The Grief of Others is a 2015 American tragedy film written and directed by Patrick Wang. It is based on the 2011 novel The Grief of Others by Leah Hager Cohen. The film stars Wendy Moniz, Trevor St. John, Rachel Dratch, Chris Conroy, Sonya Harum and Mike Faist.

Cast
Wendy Moniz as Ricky Ryrie
Trevor St.
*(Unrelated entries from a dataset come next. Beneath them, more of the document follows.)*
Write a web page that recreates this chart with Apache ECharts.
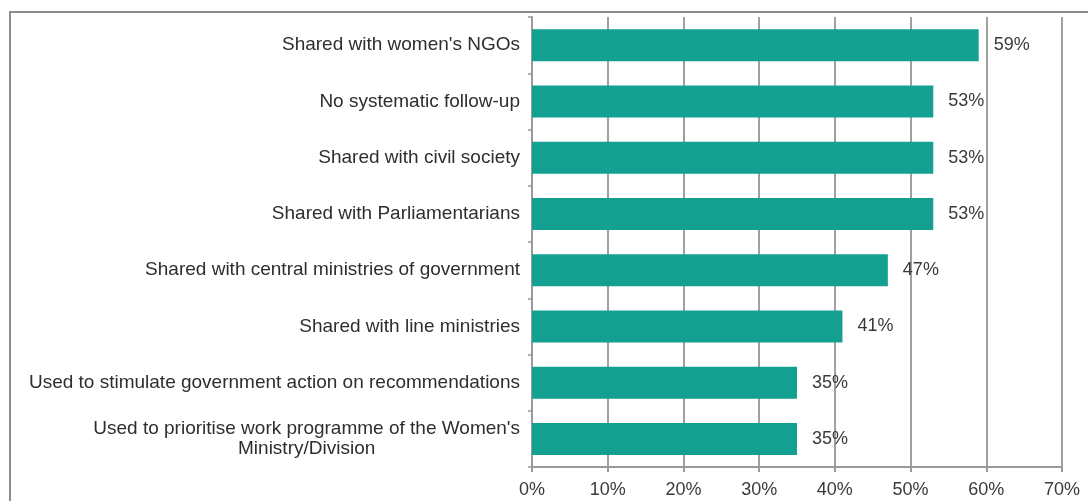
<!DOCTYPE html>
<html lang="en">
<head>
	<meta charset="UTF-8">
	<title>Bar chart</title>
	<style>
       html, body { margin: 0; padding: 0; background: #fff; }
       #chart_box { width: 1088px; height: 501px; }
	</style>
	<script type="text/javascript" src="https://cdn.jsdelivr.net/npm/echarts@6/dist/echarts.min.js"></script>
</head>
<body>
	<div id="chart_box"></div>
	<script type="text/javascript">
      // data
      var categories = [
          "Shared with women's NGOs",
          "No systematic follow-up",
          "Shared with civil society",
          "Shared with Parliamentarians",
          "Shared with central ministries of government",
          "Shared with line ministries",
          "Used to stimulate government action on recommendations",
          "Used to prioritise work programme of the Women's\nMinistry/Division"
      ];
      var percents = [59, 53, 53, 53, 47, 41, 35, 35];
      var xTicks = [0, 10, 20, 30, 40, 50, 60, 70];

      var chart = echarts.init(document.getElementById('chart_box'));

      var option = {
          animation: false,
          textStyle: { fontFamily: 'Liberation Sans, Arial, sans-serif' },
          graphic: [{
              type: 'rect',
              shape: { x: 10, y: 12, width: 1100, height: 510 },
              style: { fill: 'none', stroke: '#8c8c8c', lineWidth: 2 }
          }],
          grid: { left: 532, right: 26, top: 17, bottom: 34 },
          xAxis: {
              type: 'value',
              min: xTicks[0],
              max: xTicks[xTicks.length - 1],
              interval: 10,
              axisLine: { show: true, lineStyle: { color: '#9a9a9a', width: 2 } },
              axisTick: { show: true, length: 5, lineStyle: { color: '#9a9a9a', width: 2 } },
              splitLine: { show: true, lineStyle: { color: '#a0a0a0', width: 2 } },
              axisLabel: {
                  formatter: '{value}%',
                  fontSize: 18,
                  color: '#3a3a3a',
                  margin: 14
              }
          },
          yAxis: {
              type: 'category',
              inverse: true,
              data: categories,
              axisLine: { show: true, lineStyle: { color: '#9a9a9a', width: 2 } },
              axisTick: { show: true, length: 4, lineStyle: { color: '#9a9a9a', width: 1.5 } },
              axisLabel: {
                  fontSize: 19,
                  color: '#2e2e2e',
                  margin: 12,
                  lineHeight: 20,
                  formatter: function (val) {
                      // keep wrapped label lines centred on each other
                      return val.split('\n').map(function (s) { return '{c|' + s + '}'; }).join('\n');
                  },
                  rich: { c: { align: 'center', fontSize: 19, color: '#2e2e2e', lineHeight: 20 } }
              }
          },
          series: [{
              type: 'bar',
              data: percents,
              barWidth: 32,
              itemStyle: { color: '#14a090' },
              label: {
                  show: true,
                  position: 'right',
                  distance: 15,
                  formatter: '{c}%',
                  fontSize: 18,
                  color: '#3a3a3a'
              }
          }]
      };
      chart.setOption(option);
	</script>
</body>
</html>
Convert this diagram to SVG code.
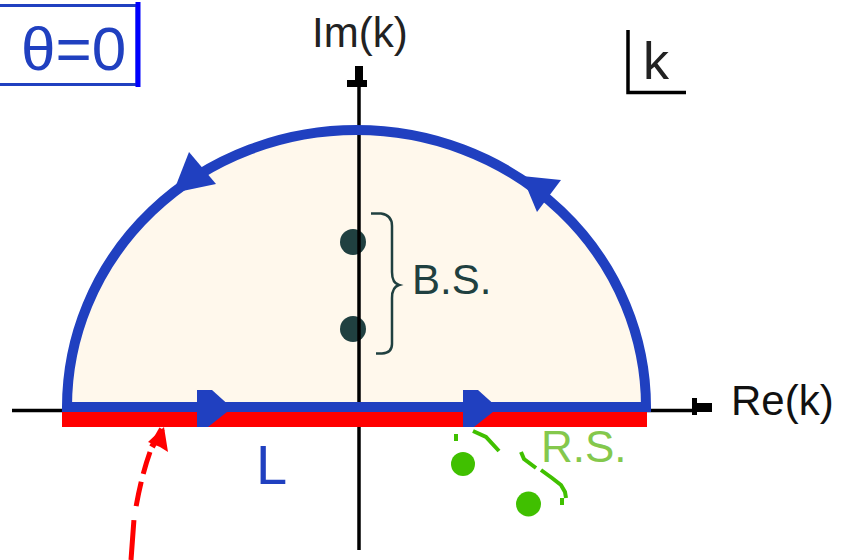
<svg xmlns="http://www.w3.org/2000/svg" width="844" height="560" viewBox="0 0 844 560">
<style>
.t{font-family:"Liberation Sans",Arial,sans-serif}
.ax{stroke:#000;stroke-width:3.5;fill:none}
.blue{fill:#2040c0}
.grn{stroke:#40c000;stroke-width:4;fill:none}
</style>
<rect width="844" height="560" fill="#fff"/>
<g id="region">
<path d="M 67 407 A 289.5 277 0 0 1 646 407 Z" fill="#fff8ec"/>
</g>
<g id="bound-states">
<circle cx="353" cy="242" r="13" fill="#204040"/>
<circle cx="353" cy="329" r="13" fill="#204040"/>
<path d="M 371 213.5 L 381 213.5 Q 392 215 392 226 L 392 272 Q 392 283 399 285 Q 392 287 392 298 L 392 344 Q 392 353 382 353.5 L 376 353.5" stroke="#204040" stroke-width="2.5" fill="none"/>
<text class="t" x="412" y="294" font-size="42" fill="#204040">B.S.</text>
</g>
<g id="axes">
<line class="ax" x1="12" y1="410.5" x2="693" y2="410.5"/>
<polygon points="692,398 697,398 697,403 712,403 712,412 697,412 697,415 692,415" fill="#000"/>
<line class="ax" x1="359" y1="84" x2="359" y2="550" stroke-width="4"/>
<polygon points="355,66 363,66 363,80 367,80 367,87 347,87 347,80 355,80" fill="#000"/>
<text class="t" x="312" y="47" font-size="42" fill="#222">Im(k)</text>
<text class="t" x="731" y="415" font-size="42" fill="#111">Re(k)</text>
</g>
<g id="connectors">
<rect x="62" y="412" width="585" height="15" fill="#ff0000"/>
<path d="M 67 407 A 289.5 277 0 0 1 646 407 Z" fill="none" stroke="#2040c0" stroke-width="10"/>
<polygon class="blue" points="197,390 212,390 232,408 208,427 197,427"/>
<polygon class="blue" points="463,390 478,390 498,408 474,427 463,427"/>
<polygon class="blue" points="173,193 189,152 216,184"/>
<polygon class="blue" points="522,176 561,180 537,212"/>
<path d="M 131 560 L 134 519 Q 140 480 150 452" stroke="#ff0000" stroke-width="5" fill="none" stroke-dasharray="40 14 25 8"/>
<polygon points="148,442 164,427 168,452 160,447" fill="#ff0000"/>
<path d="M 162 429 L 152 447" stroke="#ff0000" stroke-width="6"/>
</g>
<g id="resonances">
<circle cx="463" cy="464" r="12" fill="#40c000"/>
<circle cx="528.5" cy="504" r="12.5" fill="#40c000"/>
<path class="grn" d="M 456 434 L 456 441"/>
<path class="grn" d="M 473 431 L 486 437 L 499 451"/>
<path class="grn" d="M 521 452 L 524 459 L 536 468"/>
<path class="grn" d="M 541 470 L 552 478 L 561 485 L 565 492 L 566 498"/>
<path class="grn" d="M 562 498 L 562 505"/>
<text class="t" x="541" y="462" font-size="44" fill="#84c84c">R.S.</text>
</g>
<g id="label-L">
<text class="t" x="256" y="484" font-size="56" fill="#2040c0">L</text>
</g>
<g id="theta-box">
<rect x="-3" y="5.5" width="140" height="79" fill="none" stroke="#2040c0" stroke-width="3"/>
<line x1="138" y1="2" x2="138" y2="87" stroke="#0000ff" stroke-width="5"/>
<text class="t" x="21" y="70" font-size="62" fill="#2040c0">θ=0</text>
</g>
<g id="k-plane">
<path d="M 628 30 L 628 92.5 L 686 92.5" stroke="#000" stroke-width="3.5" fill="none"/>
<text class="t" x="643" y="79" font-size="52" fill="#222">k</text>
</g>
</svg>
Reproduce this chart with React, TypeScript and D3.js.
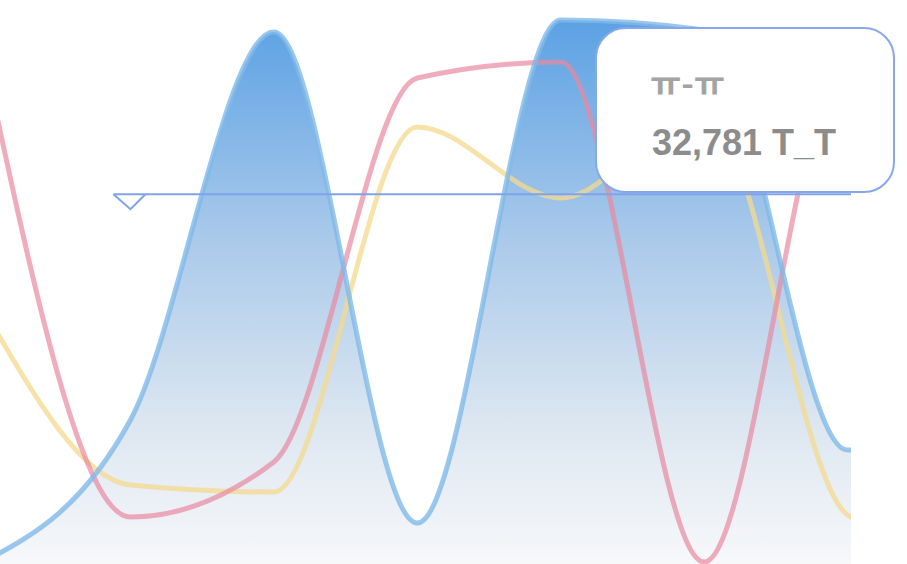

John as John Ryrie
Rachel Dratch as Madeleine Berkowitz
Chris Conroy as Lance Oprisu
Jenna Cooperman as Fiona
Mike Faist as Gordie Joiner 
Sonya Harum as Jessica Safransky
Theo Iyer as Hugh Chaudhuri
Oona Laurence as Biscuit Ryrie
Henry Gagliardi as Young Paul Ryrie

Release
The film premiered at South by Southwest on March 15, 2015.

Critical reception

The film was received with positive reviews.
Rotten Tomatoes gives a score of 92% based on 9 reviews, with an average score of 7.6/10.
At Metacritic it scored 78% based on reviews from 8 critics, considered "Generally favorable reviews".

The New York Times said "It's an artful portrait of a world that refuses the order we try to impose on it when we close ourselves off to heartache, doubt and pain."

Variety said the film is "A delicate, elliptically structured portrait of six wounded souls coping with the aftermath of tragedy."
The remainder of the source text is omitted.